*Instruction:*
Leaving the pictures aside, transcribe every line below exactly.

+---+

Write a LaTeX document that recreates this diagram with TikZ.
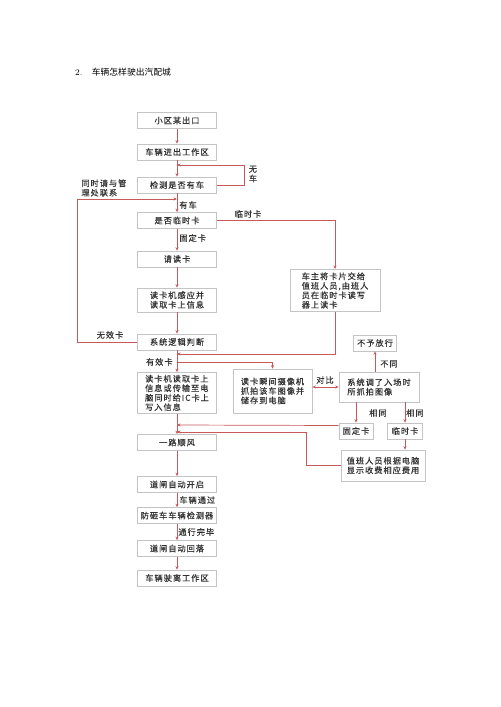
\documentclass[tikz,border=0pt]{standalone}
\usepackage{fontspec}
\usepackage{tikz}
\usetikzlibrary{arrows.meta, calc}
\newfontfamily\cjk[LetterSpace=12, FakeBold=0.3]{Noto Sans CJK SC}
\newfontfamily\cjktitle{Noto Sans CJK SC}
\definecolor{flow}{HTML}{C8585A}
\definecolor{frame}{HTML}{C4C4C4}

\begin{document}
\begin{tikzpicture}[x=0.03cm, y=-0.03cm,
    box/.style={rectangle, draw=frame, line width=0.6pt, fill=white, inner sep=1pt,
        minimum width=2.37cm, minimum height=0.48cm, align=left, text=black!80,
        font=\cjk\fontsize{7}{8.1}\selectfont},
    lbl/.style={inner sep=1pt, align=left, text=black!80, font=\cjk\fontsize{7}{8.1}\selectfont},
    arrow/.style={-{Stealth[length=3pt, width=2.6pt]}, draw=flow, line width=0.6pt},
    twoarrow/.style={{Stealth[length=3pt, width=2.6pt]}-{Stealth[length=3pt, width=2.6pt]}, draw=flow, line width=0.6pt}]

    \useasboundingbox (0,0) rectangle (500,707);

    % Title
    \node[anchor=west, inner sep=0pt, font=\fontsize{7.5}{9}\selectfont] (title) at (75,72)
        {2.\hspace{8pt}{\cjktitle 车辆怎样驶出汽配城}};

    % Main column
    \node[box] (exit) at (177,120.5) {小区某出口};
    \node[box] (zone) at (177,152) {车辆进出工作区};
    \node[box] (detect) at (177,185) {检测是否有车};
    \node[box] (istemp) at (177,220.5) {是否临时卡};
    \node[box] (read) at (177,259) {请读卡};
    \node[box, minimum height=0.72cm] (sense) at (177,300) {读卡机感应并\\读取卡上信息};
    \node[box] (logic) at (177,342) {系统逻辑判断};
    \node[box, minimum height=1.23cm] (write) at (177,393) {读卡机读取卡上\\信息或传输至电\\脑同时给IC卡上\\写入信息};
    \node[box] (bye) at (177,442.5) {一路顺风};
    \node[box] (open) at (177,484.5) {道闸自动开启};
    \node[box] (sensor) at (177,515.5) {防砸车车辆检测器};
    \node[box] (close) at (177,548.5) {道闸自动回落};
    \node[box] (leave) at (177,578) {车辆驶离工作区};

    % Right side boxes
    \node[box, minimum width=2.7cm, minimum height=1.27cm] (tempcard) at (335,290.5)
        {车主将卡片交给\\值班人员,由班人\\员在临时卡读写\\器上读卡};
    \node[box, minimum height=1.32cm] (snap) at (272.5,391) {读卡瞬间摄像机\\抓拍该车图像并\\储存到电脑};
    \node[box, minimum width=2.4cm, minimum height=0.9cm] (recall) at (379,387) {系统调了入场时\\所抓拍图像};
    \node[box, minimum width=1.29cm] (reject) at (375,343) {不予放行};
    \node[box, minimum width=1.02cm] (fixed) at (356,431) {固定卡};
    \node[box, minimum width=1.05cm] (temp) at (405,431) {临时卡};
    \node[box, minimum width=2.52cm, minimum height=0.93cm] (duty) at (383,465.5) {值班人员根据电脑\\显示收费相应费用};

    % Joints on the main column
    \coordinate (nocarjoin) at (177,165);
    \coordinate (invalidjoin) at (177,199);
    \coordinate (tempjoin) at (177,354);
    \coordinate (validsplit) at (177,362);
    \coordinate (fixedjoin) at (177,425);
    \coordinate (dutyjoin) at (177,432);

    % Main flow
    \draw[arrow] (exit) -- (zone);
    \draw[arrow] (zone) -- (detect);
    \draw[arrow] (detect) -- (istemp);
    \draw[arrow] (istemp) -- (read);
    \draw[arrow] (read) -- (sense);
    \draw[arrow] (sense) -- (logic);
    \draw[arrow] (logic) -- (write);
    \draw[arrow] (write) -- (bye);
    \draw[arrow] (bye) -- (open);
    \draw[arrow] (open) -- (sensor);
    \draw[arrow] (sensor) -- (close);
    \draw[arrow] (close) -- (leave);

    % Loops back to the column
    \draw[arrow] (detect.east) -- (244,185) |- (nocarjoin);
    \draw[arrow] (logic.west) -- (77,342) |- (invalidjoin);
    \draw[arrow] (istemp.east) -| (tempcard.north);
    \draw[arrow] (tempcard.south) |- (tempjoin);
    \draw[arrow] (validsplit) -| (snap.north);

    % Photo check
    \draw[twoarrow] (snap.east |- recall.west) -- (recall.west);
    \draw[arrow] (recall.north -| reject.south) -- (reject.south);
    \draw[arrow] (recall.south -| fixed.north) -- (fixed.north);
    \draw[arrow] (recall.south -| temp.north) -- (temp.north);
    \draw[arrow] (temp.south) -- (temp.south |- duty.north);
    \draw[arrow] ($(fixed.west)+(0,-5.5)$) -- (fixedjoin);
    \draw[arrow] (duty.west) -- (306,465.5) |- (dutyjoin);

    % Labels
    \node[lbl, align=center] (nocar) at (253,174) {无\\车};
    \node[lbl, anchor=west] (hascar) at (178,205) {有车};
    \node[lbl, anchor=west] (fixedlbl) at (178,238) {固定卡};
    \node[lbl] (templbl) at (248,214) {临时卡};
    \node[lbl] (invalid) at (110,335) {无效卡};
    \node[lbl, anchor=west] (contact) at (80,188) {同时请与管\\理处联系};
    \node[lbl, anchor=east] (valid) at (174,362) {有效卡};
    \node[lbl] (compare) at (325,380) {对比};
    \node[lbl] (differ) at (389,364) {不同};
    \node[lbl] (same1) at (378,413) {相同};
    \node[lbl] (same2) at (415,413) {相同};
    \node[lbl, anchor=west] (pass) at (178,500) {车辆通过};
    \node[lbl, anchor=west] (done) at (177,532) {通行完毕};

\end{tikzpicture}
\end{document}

+---+

*Written answer:*
Write a LaTeX document that recreates this diagram with TikZ.
\documentclass[tikz,border=0pt]{standalone}
\usepackage{fontspec}
\usepackage{tikz}
\usetikzlibrary{arrows.meta, calc}
\newfontfamily\cjk[LetterSpace=12, FakeBold=0.3]{Noto Sans CJK SC}
\newfontfamily\cjktitle{Noto Sans CJK SC}
\definecolor{flow}{HTML}{C8585A}
\definecolor{frame}{HTML}{C4C4C4}

\begin{document}
\begin{tikzpicture}[x=0.03cm, y=-0.03cm,
    box/.style={rectangle, draw=frame, line width=0.6pt, fill=white, inner sep=1pt,
        minimum width=2.37cm, minimum height=0.48cm, align=left, text=black!80,
        font=\cjk\fontsize{7}{8.1}\selectfont},
    lbl/.style={inner sep=1pt, align=left, text=black!80, font=\cjk\fontsize{7}{8.1}\selectfont},
    arrow/.style={-{Stealth[length=3pt, width=2.6pt]}, draw=flow, line width=0.6pt},
    twoarrow/.style={{Stealth[length=3pt, width=2.6pt]}-{Stealth[length=3pt, width=2.6pt]}, draw=flow, line width=0.6pt}]

    \useasboundingbox (0,0) rectangle (500,707);

    % Title
    \node[anchor=west, inner sep=0pt, font=\fontsize{7.5}{9}\selectfont] (title) at (75,72)
        {2.\hspace{8pt}{\cjktitle 车辆怎样驶出汽配城}};

    % Main column
    \node[box] (exit) at (177,120.5) {小区某出口};
    \node[box] (zone) at (177,152) {车辆进出工作区};
    \node[box] (detect) at (177,185) {检测是否有车};
    \node[box] (istemp) at (177,220.5) {是否临时卡};
    \node[box] (read) at (177,259) {请读卡};
    \node[box, minimum height=0.72cm] (sense) at (177,300) {读卡机感应并\\读取卡上信息};
    \node[box] (logic) at (177,342) {系统逻辑判断};
    \node[box, minimum height=1.23cm] (write) at (177,393) {读卡机读取卡上\\信息或传输至电\\脑同时给IC卡上\\写入信息};
    \node[box] (bye) at (177,442.5) {一路顺风};
    \node[box] (open) at (177,484.5) {道闸自动开启};
    \node[box] (sensor) at (177,515.5) {防砸车车辆检测器};
    \node[box] (close) at (177,548.5) {道闸自动回落};
    \node[box] (leave) at (177,578) {车辆驶离工作区};

    % Right side boxes
    \node[box, minimum width=2.7cm, minimum height=1.27cm] (tempcard) at (335,290.5)
        {车主将卡片交给\\值班人员,由班人\\员在临时卡读写\\器上读卡};
    \node[box, minimum height=1.32cm] (snap) at (272.5,391) {读卡瞬间摄像机\\抓拍该车图像并\\储存到电脑};
    \node[box, minimum width=2.4cm, minimum height=0.9cm] (recall) at (379,387) {系统调了入场时\\所抓拍图像};
    \node[box, minimum width=1.29cm] (reject) at (375,343) {不予放行};
    \node[box, minimum width=1.02cm] (fixed) at (356,431) {固定卡};
    \node[box, minimum width=1.05cm] (temp) at (405,431) {临时卡};
    \node[box, minimum width=2.52cm, minimum height=0.93cm] (duty) at (383,465.5) {值班人员根据电脑\\显示收费相应费用};

    % Joints on the main column
    \coordinate (nocarjoin) at (177,165);
    \coordinate (invalidjoin) at (177,199);
    \coordinate (tempjoin) at (177,354);
    \coordinate (validsplit) at (177,362);
    \coordinate (fixedjoin) at (177,425);
    \coordinate (dutyjoin) at (177,432);

    % Main flow
    \draw[arrow] (exit) -- (zone);
    \draw[arrow] (zone) -- (detect);
    \draw[arrow] (detect) -- (istemp);
    \draw[arrow] (istemp) -- (read);
    \draw[arrow] (read) -- (sense);
    \draw[arrow] (sense) -- (logic);
    \draw[arrow] (logic) -- (write);
    \draw[arrow] (write) -- (bye);
    \draw[arrow] (bye) -- (open);
    \draw[arrow] (open) -- (sensor);
    \draw[arrow] (sensor) -- (close);
    \draw[arrow] (close) -- (leave);

    % Loops back to the column
    \draw[arrow] (detect.east) -- (244,185) |- (nocarjoin);
    \draw[arrow] (logic.west) -- (77,342) |- (invalidjoin);
    \draw[arrow] (istemp.east) -| (tempcard.north);
    \draw[arrow] (tempcard.south) |- (tempjoin);
    \draw[arrow] (validsplit) -| (snap.north);

    % Photo check
    \draw[twoarrow] (snap.east |- recall.west) -- (recall.west);
    \draw[arrow] (recall.north -| reject.south) -- (reject.south);
    \draw[arrow] (recall.south -| fixed.north) -- (fixed.north);
    \draw[arrow] (recall.south -| temp.north) -- (temp.north);
    \draw[arrow] (temp.south) -- (temp.south |- duty.north);
    \draw[arrow] ($(fixed.west)+(0,-5.5)$) -- (fixedjoin);
    \draw[arrow] (duty.west) -- (306,465.5) |- (dutyjoin);

    % Labels
    \node[lbl, align=center] (nocar) at (253,174) {无\\车};
    \node[lbl, anchor=west] (hascar) at (178,205) {有车};
    \node[lbl, anchor=west] (fixedlbl) at (178,238) {固定卡};
    \node[lbl] (templbl) at (248,214) {临时卡};
    \node[lbl] (invalid) at (110,335) {无效卡};
    \node[lbl, anchor=west] (contact) at (80,188) {同时请与管\\理处联系};
    \node[lbl, anchor=east] (valid) at (174,362) {有效卡};
    \node[lbl] (compare) at (325,380) {对比};
    \node[lbl] (differ) at (389,364) {不同};
    \node[lbl] (same1) at (378,413) {相同};
    \node[lbl] (same2) at (415,413) {相同};
    \node[lbl, anchor=west] (pass) at (178,500) {车辆通过};
    \node[lbl, anchor=west] (done) at (177,532) {通行完毕};

\end{tikzpicture}
\end{document}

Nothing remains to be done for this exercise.